● Short exercise
Collect all lines containing the word "recreates" from the data.

● Records supplied
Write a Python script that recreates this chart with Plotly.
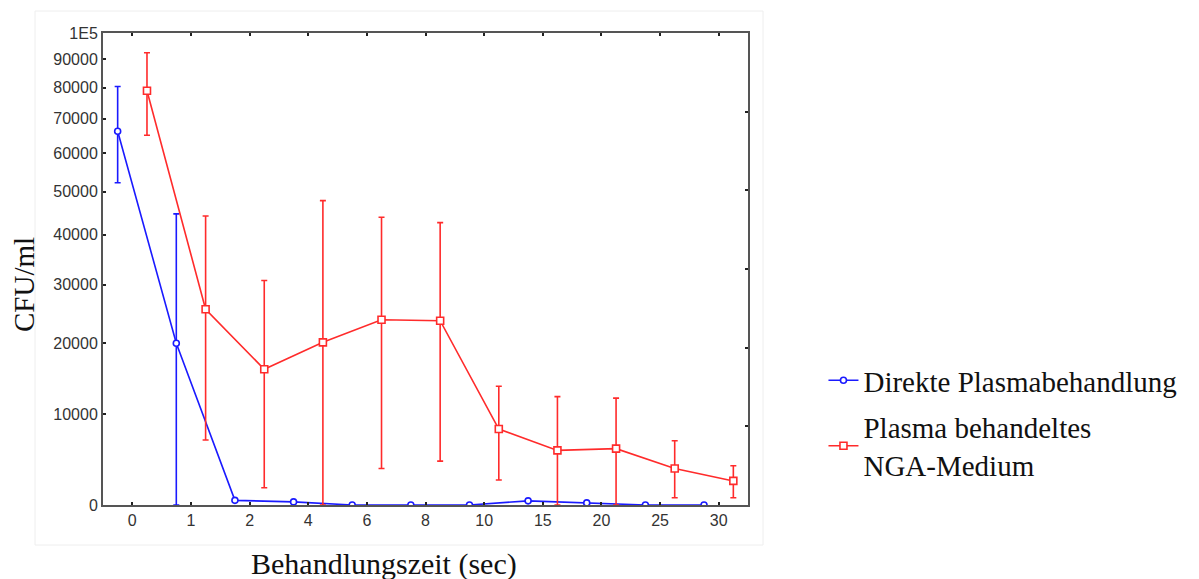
import plotly.graph_objects as go
import math

# Data
categories = ["0", "1", "2", "4", "6", "8", "10", "15", "20", "25", "30"]

blue_name = "Direkte Plasmabehandlung"
blue_mean = [66300, 20000, 450, 300, 0, 0, 0, 400, 200, 0, 0]
blue_hi = [80400, 44700, 450, 300, 0, 0, 0, 400, 200, 0, 0]
blue_lo = [52200, 0, 450, 300, 0, 0, 0, 400, 200, 0, 0]

red_name = "Plasma behandeltes<br>NGA-Medium"
red_mean = [79000, 25600, 16100, 20150, 23800, 23650, 8200, 5700, 5900, 3700, 2400]
red_hi = [92400, 44200, 30800, 47800, 43900, 42700, 13700, 12300, 12100, 6800, 4000]
red_lo = [65100, 6900, 1700, 0, 3700, 4500, 2500, 0, 0, 700, 700]

y_ticks = [0, 10000, 20000, 30000, 40000, 50000, 60000, 70000, 80000, 90000, 100000]
y_ticktext = ["0", "10000", "20000", "30000", "40000", "50000", "60000",
              "70000", "80000", "90000", "1E5"]

x_title = "Behandlungszeit (sec)"
y_title = "CFU/ml"

OFFSET = 32000  # axis is logarithmic in (value + OFFSET)
SHIFT = 0.25    # horizontal dodge of the two series


def tr(vals):
    return [v + OFFSET for v in vals]


idx = list(range(len(categories)))

fig = go.Figure()

BLUE = "#1a1aff"
RED = "#ff2b2b"

fig.add_trace(go.Scatter(
    x=[i - SHIFT for i in idx], y=tr(blue_mean), name=blue_name,
    mode="lines+markers",
    line=dict(color=BLUE, width=1.6),
    marker=dict(symbol="circle", size=6, color="white", line=dict(color=BLUE, width=1.6)),
    error_y=dict(type="data", symmetric=False,
                 array=[h - m for h, m in zip(blue_hi, blue_mean)],
                 arrayminus=[m - l for m, l in zip(blue_mean, blue_lo)],
                 color=BLUE, thickness=1.6, width=3),
    legendgroup="b",
))
fig.add_trace(go.Scatter(
    x=[i + SHIFT for i in idx], y=tr(red_mean), name=red_name,
    mode="lines+markers",
    line=dict(color=RED, width=1.6),
    marker=dict(symbol="square", size=7, color="white", line=dict(color=RED, width=1.6)),
    error_y=dict(type="data", symmetric=False,
                 array=[h - m for h, m in zip(red_hi, red_mean)],
                 arrayminus=[m - l for m, l in zip(red_mean, red_lo)],
                 color=RED, thickness=1.6, width=3),
    legendgroup="r",
))
# helper trace for right-side tick axis
fig.add_trace(go.Scatter(x=[None], y=[None], yaxis="y2", showlegend=False, hoverinfo="skip"))

AX = "#555555"
SERIF = "Liberation Serif, Times New Roman, serif"
fig.update_layout(
    width=1191, height=571,
    margin=dict(l=95, r=451, t=25, b=74, autoexpand=False),
    paper_bgcolor="white", plot_bgcolor="white",
    font=dict(family="Liberation Sans, Arial, sans-serif", color="#333333"),
    xaxis=dict(
        range=[-0.5, len(categories) - 0.5],
        tickmode="array", tickvals=idx, ticktext=categories,
        ticks="inside", ticklen=3, tickwidth=1.5, tickcolor="#222",
        showline=True, linecolor=AX, linewidth=2, mirror="ticks",
        showgrid=False, zeroline=False, automargin=False,
        tickfont=dict(size=16, color="#333"),
    ),
    yaxis=dict(
        type="log",
        range=[math.log10(OFFSET), math.log10(OFFSET + 100000)],
        tickmode="array", tickvals=tr(y_ticks), ticktext=y_ticktext,
        ticks="inside", ticklen=3, tickwidth=1.5, tickcolor="#222",
        showline=True, linecolor=AX, linewidth=2, mirror=True,
        showgrid=False, zeroline=False, automargin=False,
        tickfont=dict(size=16, color="#333"),
    ),
    yaxis2=dict(
        overlaying="y", side="right", range=[0, 6],
        tickmode="array", tickvals=[1, 2, 3, 4, 5],
        ticks="inside", ticklen=3, tickwidth=1.5, tickcolor="#222",
        showticklabels=False, showgrid=False, zeroline=False, showline=False,
        automargin=False,
    ),
    legend=dict(
        x=1.117, y=0.318, xanchor="left", yanchor="top",
        font=dict(family=SERIF, size=29, color="#111"),
        bgcolor="rgba(0,0,0,0)", traceorder="grouped", tracegroupgap=6,
        itemwidth=30,
    ),
    annotations=[
        dict(text=x_title, xref="paper", yref="paper",
             x=(383.5 - 103) / 645, y=-(564 - 505) / 472,
             xanchor="center", yanchor="middle", showarrow=False,
             font=dict(family=SERIF, size=30, color="#111")),
        dict(text=y_title, xref="paper", yref="paper", textangle=-90,
             x=(24 - 103) / 645, y=(505 - 285) / 472,
             xanchor="center", yanchor="middle", showarrow=False,
             font=dict(family=SERIF, size=29, color="#111")),
    ],
    shapes=[dict(type="rect", xref="paper", yref="paper",
                 x0=(35 - 103) / 645, x1=(763 - 103) / 645,
                 y0=-(545 - 505) / 472, y1=(505 - 11) / 472,
                 line=dict(color="#eeeeee", width=1), layer="below")],
    showlegend=True,
)

fig.write_html("out.html")
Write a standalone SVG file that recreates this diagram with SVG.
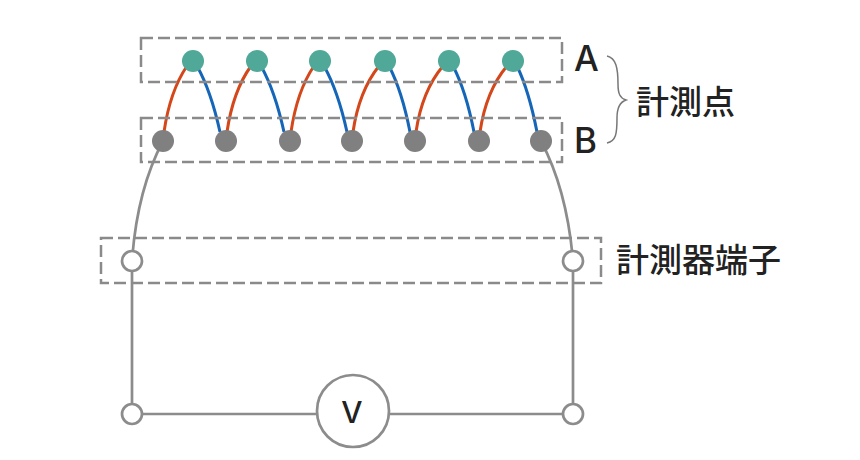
<svg xmlns="http://www.w3.org/2000/svg" width="860" height="460" viewBox="0 0 860 460">
<style>
.box{fill:none;stroke:#8a8a8a;stroke-width:2.5;stroke-dasharray:12 5}
.r{fill:none;stroke:#d4471b;stroke-width:3}
.b{fill:none;stroke:#1565b8;stroke-width:3}
.g{fill:none;stroke:#8c8c8c;stroke-width:2.7}
.a{fill:#50a898}
.d{fill:#808080}
.o{fill:#fff;stroke:#8c8c8c;stroke-width:2.7}
text{fill:#222;font-family:"Noto Sans CJK JP","Noto Sans",sans-serif;font-weight:500}
.l{font-size:35px;font-family:Inter,"Noto Sans CJK JP",sans-serif;font-weight:500}
.j{font-size:33px}
</style>
<g id="connectors">
<path class="r" d="M164 132Q170 91 187 66"/>
<path class="b" d="M197 66Q211 91 220 132"/>
<path class="r" d="M227 132Q233 91 251 66"/>
<path class="b" d="M261 66Q275 91 284 132"/>
<path class="r" d="M291 132Q297 91 314 66"/>
<path class="b" d="M324 66Q338 91 347 132"/>
<path class="r" d="M353 132Q359 91 379 66"/>
<path class="b" d="M389 66Q402 91 410 132"/>
<path class="r" d="M416 132Q422 91 443 66"/>
<path class="b" d="M453 66Q466 91 474 132"/>
<path class="r" d="M480 132Q486 91 507 66"/>
<path class="b" d="M517 66Q529 91 537 132"/>
<path class="g" d="M163 141Q137 190 132 261V414H353"/>
<path class="g" d="M541 141Q567 190 573 261V414H353"/>
<path d="M607 56C616 58 618 68 618 84C618 94 620 98 626 100C620 102 617 108 617 118C617 134 616 141 607 143" fill="none" stroke="#777" stroke-width="1.5"/>
</g>
<g id="zone-a"><rect class="box" x="141" y="38" width="421" height="44"/></g>
<g id="zone-b"><rect class="box" x="141" y="118" width="421" height="44"/></g>
<g id="zone-terminal"><rect class="box" x="101" y="238" width="500" height="45"/></g>
<g id="points-a">
<circle class="a" cx="193" cy="61" r="11"/><circle class="a" cx="257" cy="61" r="11"/><circle class="a" cx="320" cy="61" r="11"/><circle class="a" cx="385" cy="61" r="11"/><circle class="a" cx="449" cy="61" r="11"/><circle class="a" cx="513" cy="61" r="11"/>
</g>
<g id="points-b">
<circle class="d" cx="163" cy="141" r="11"/><circle class="d" cx="226" cy="141" r="11"/><circle class="d" cx="290" cy="141" r="11"/><circle class="d" cx="352" cy="141" r="11"/><circle class="d" cx="415" cy="141" r="11"/><circle class="d" cx="479" cy="141" r="11"/><circle class="d" cx="541" cy="141" r="11"/>
</g>
<g id="terminal-left"><circle class="o" cx="132" cy="261" r="10"/></g>
<g id="terminal-right"><circle class="o" cx="573" cy="261" r="10"/></g>
<g id="junction-left"><circle class="o" cx="132" cy="414" r="10"/></g>
<g id="junction-right"><circle class="o" cx="573" cy="414" r="10"/></g>
<g id="voltmeter"><circle class="o" cx="353" cy="411" r="36"/><text x="352" y="423" text-anchor="middle" style="font-size:30px;font-family:Inter,sans-serif;font-weight:500">V</text></g>
<g id="labels">
<text class="l" x="574" y="71">A</text>
<text class="l" x="574" y="153">B</text>
<text class="j" x="636" y="114">計測点</text>
<text class="j" x="616" y="272">計測器端子</text>
</g>
</svg>
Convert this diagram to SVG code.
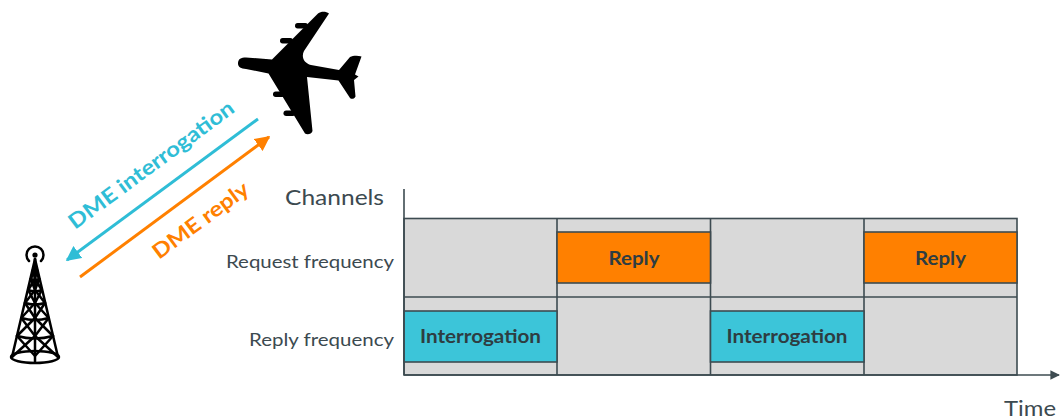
<svg xmlns="http://www.w3.org/2000/svg" width="1060" height="420" viewBox="0 0 1060 420">
  <defs>
    <style>
      .cell { fill: #d9d9d9; stroke: #3d4b51; stroke-width: 1.6; }
      .reply { fill: #ff8000; stroke: #3d4b51; stroke-width: 1.6; }
      .interr { fill: #3cc5d9; stroke: #3d4b51; stroke-width: 1.6; }
      .grid { stroke: #3d4b51; stroke-width: 1.6; fill: none; }
      .axis { stroke: #3d4b51; stroke-width: 1.6; fill: none; }
      .box-label { font-family: Lato, "Open Sans", sans-serif; font-weight: 700; font-size: 18.5px; fill: #2e3d42; text-anchor: middle; }
      .row-label { font-family: Lato, "Open Sans", sans-serif; font-size: 17px; fill: #3c4a50; text-anchor: end; }
      .title { font-family: Lato, "Open Sans", sans-serif; font-size: 21px; fill: #3c4a50; }
      .link-label { font-family: Lato, "Open Sans", sans-serif; font-weight: 700; font-size: 21px; }
      .tower line, .tower path { stroke: #000; stroke-width: 2.5; fill: none; stroke-linecap: round; stroke-linejoin: round; }
    </style>
    <marker id="head-cyan" viewBox="0 0 10 10" refX="9" refY="5" markerWidth="5" markerHeight="5" orient="auto">
      <path d="M0,0 L10,5 L0,10 z" fill="#2fbdd6"/>
    </marker>
    <marker id="head-orange" viewBox="0 0 10 10" refX="9" refY="5" markerWidth="5" markerHeight="5" orient="auto">
      <path d="M0,0 L10,5 L0,10 z" fill="#ff8000"/>
    </marker>
    <marker id="head-axis" viewBox="0 0 10 10" refX="9" refY="5" markerWidth="6" markerHeight="6" orient="auto">
      <path d="M0,0 L10,5 L0,10 z" fill="#3d4b51"/>
    </marker>
  </defs>

  <rect width="1060" height="420" fill="#ffffff"/>

  <!-- aircraft silhouette, four-engine airliner seen from above -->
  <g id="aircraft" fill="#000">
    <path d="M238,63.5 C238,59 241,57.5 246,57.5 L272,59.5 L318,13.5 C321,11 326,11 329,13.5 L304,51 C301,57 304,63 311,65 L339,70 L350,57 C353,55.5 358,55.5 361.5,56.5 L355,74.5 L358.5,76.5 L354,80 L355.5,96.5 C354.5,99 351.5,99.5 350,98 L338.5,80.5 L307,77 L312.5,131 C311.5,134.5 307,135 305,133.5 L268.5,73.5 L246,69 C241,68.5 238,67 238,63.5 Z"/>
    <rect x="280" y="38" width="13" height="5.5" rx="2.7"/>
    <rect x="295" y="23" width="13" height="5.5" rx="2.7"/>
    <rect x="273" y="91.5" width="12" height="5.5" rx="2.7"/>
    <rect x="283.5" y="110.5" width="12" height="5.5" rx="2.7"/>
  </g>

  <!-- radio tower -->
  <g id="tower" class="tower">
    <circle cx="35" cy="255" r="2.6"/>
    <path d="M29,261 A8.5,8.5 0 1 1 41,261"/>
    <line x1="35" y1="259" x2="12" y2="357"/>
    <line x1="35" y1="259" x2="58" y2="357"/>
    <line x1="35" y1="259" x2="35" y2="362"/>
    <path d="M11,357 A24,6 0 0 0 59,357 A24,6 0 0 0 11,357"/>
    <path d="M33,270 Q35,271 37,270 M30.8,279 Q35,281 39.2,279 M28.2,290 Q35,292.5 41.8,290 M25,303 Q35,306 45,303 M21.3,318 Q35,322 48.7,318 M17,336 Q35,341 53,336"/>
    <path d="M33,270 L35,279 L37,270 M30.8,279 L35,290 L39.2,279 M28.2,290 L35,303 L41.8,290 M25,303 L35,318 L45,303 M21.3,318 L35,336 L48.7,318 M17,336 L35,356 L53,336"/>
    <path d="M35,270 L30.8,279 M35,270 L39.2,279 M35,279 L28.2,290 M35,279 L41.8,290 M35,290 L25,303 M35,290 L45,303 M35,303 L21.3,318 M35,303 L48.7,318 M35,318 L17,336 M35,318 L53,336 M35,336 L12,357 M35,336 L58,357"/>
  </g>

  <!-- signal links between aircraft and ground station -->
  <g id="links">
    <line x1="258" y1="119" x2="67" y2="260" stroke="#2fbdd6" stroke-width="3" marker-end="url(#head-cyan)"/>
    <line x1="80" y1="277" x2="269" y2="137" stroke="#ff8000" stroke-width="3" marker-end="url(#head-orange)"/>
    <text class="link-label" fill="#2fbdd6" transform="translate(75,230) rotate(-36.4)" textLength="200" lengthAdjust="spacingAndGlyphs">DME interrogation</text>
    <text class="link-label" fill="#ff8000" transform="translate(159,260) rotate(-36.4)" textLength="114" lengthAdjust="spacingAndGlyphs">DME reply</text>
  </g>

  <!-- channel / time chart -->
  <g id="chart-labels">
    <text class="title" x="285" y="205" textLength="99" lengthAdjust="spacingAndGlyphs">Channels</text>
    <text class="row-label" x="394" y="268" textLength="168" lengthAdjust="spacingAndGlyphs">Request frequency</text>
    <text class="row-label" x="394" y="346" textLength="145" lengthAdjust="spacingAndGlyphs">Reply frequency</text>
    <text class="title" x="1004" y="416" textLength="52" lengthAdjust="spacingAndGlyphs">Time</text>
  </g>

  <g id="grid">
    <rect class="cell" x="404" y="218.5" width="613" height="156.5"/>
    <line class="grid" x1="404" y1="297" x2="1017" y2="297"/>
    <line class="grid" x1="557" y1="218.5" x2="557" y2="375"/>
    <line class="grid" x1="710.5" y1="218.5" x2="710.5" y2="375"/>
    <line class="grid" x1="864" y1="218.5" x2="864" y2="375"/>
  </g>

  <g id="slot-reply-1">
    <rect class="reply" x="557" y="232" width="153.5" height="51"/>
    <text class="box-label" x="634" y="265" textLength="51" lengthAdjust="spacingAndGlyphs">Reply</text>
  </g>
  <g id="slot-reply-2">
    <rect class="reply" x="864" y="232" width="153" height="51"/>
    <text class="box-label" x="940.5" y="265" textLength="51" lengthAdjust="spacingAndGlyphs">Reply</text>
  </g>
  <g id="slot-interrogation-1">
    <rect class="interr" x="404" y="311" width="153" height="51"/>
    <text class="box-label" x="480.5" y="343" textLength="121" lengthAdjust="spacingAndGlyphs">Interrogation</text>
  </g>
  <g id="slot-interrogation-2">
    <rect class="interr" x="710.5" y="311" width="153.5" height="51"/>
    <text class="box-label" x="787" y="343" textLength="121" lengthAdjust="spacingAndGlyphs">Interrogation</text>
  </g>

  <g id="axes">
    <line class="axis" x1="404" y1="189" x2="404" y2="375"/>
    <line class="axis" x1="404" y1="375" x2="1059" y2="375" marker-end="url(#head-axis)"/>
  </g>
</svg>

● Finished answer
Write a Python script that recreates this chart with Plotly.
Write a standalone SVG file that recreates this diagram with SVG.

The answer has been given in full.